Nie tylko ludzie załamują się po śmierci ukochanej osoby! Zobaczcie, co się stało z tym niedźwiedziem po tym, jak odeszła jego przyjaciółka.
Goof i Amy byli niedźwiedziami z zoo w Massachusetts. Przeżyli razem dziewiętnaście lat. Niedźwiedzie spędziły całe swoje życie w niewoli, urodziła im się trójka potomstwa, która została wysłana do innych ośrodków, ale mimo to Goof i Amy dzielnie znosili swoje życie - w końcu mieli siebie nawzajem. Niedawno wszystko się zmieniło...
Goof i Amy po dziewiętnastu latach spędzonych razem zostali rozłączeni przez chorobę Amy. Cierpiała na poważne schorzenie wątroby i aby oszczędzić jej cierpienia, weterynarze podjęli decyzję o dokonaniu zabiegu uśpienia.
Goof został sam pierwszy raz od prawie dwóch dekad. Pracownicy zoo mieli nadzieję, że zwierzę dojdzie do siebie, ale tak się nie stało. Niedźwiedź podupadł na zdrowiu, stał się apatyczny, doszły do głosu choroby, które na razie dawały tylko słabe objawy. Ostatecznie władze zoo podjęły decyzję o uśpieniu także jego...
Dzikie niedźwiedzie potrafią przeżyć do 40 lat.

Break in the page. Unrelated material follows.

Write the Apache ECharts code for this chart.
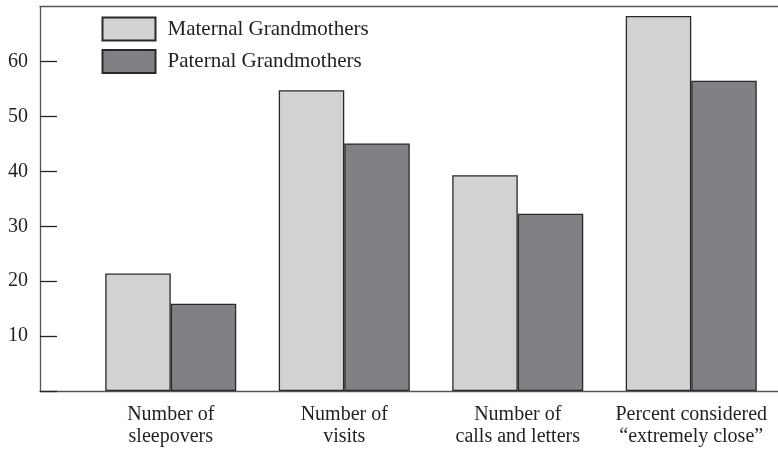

Amy odeszła mając zaledwie 25, a Goof 27. O ile w przypadku samicy można mówić o wpływie choroby, to nikt nie wierzy w to, by nagłej utraty zdrowia Goofiego nie spowodowały czynniki psychologiczne. On po prostu nie mógł żyć bez swojej wieloletniej przyjaciółki. Czy naprawdę ktoś jeszcze sądzi, że zwierzęta nie potrafią kochać i cierpieć tak samo jak my?...
Podziel się tą wzruszają historią!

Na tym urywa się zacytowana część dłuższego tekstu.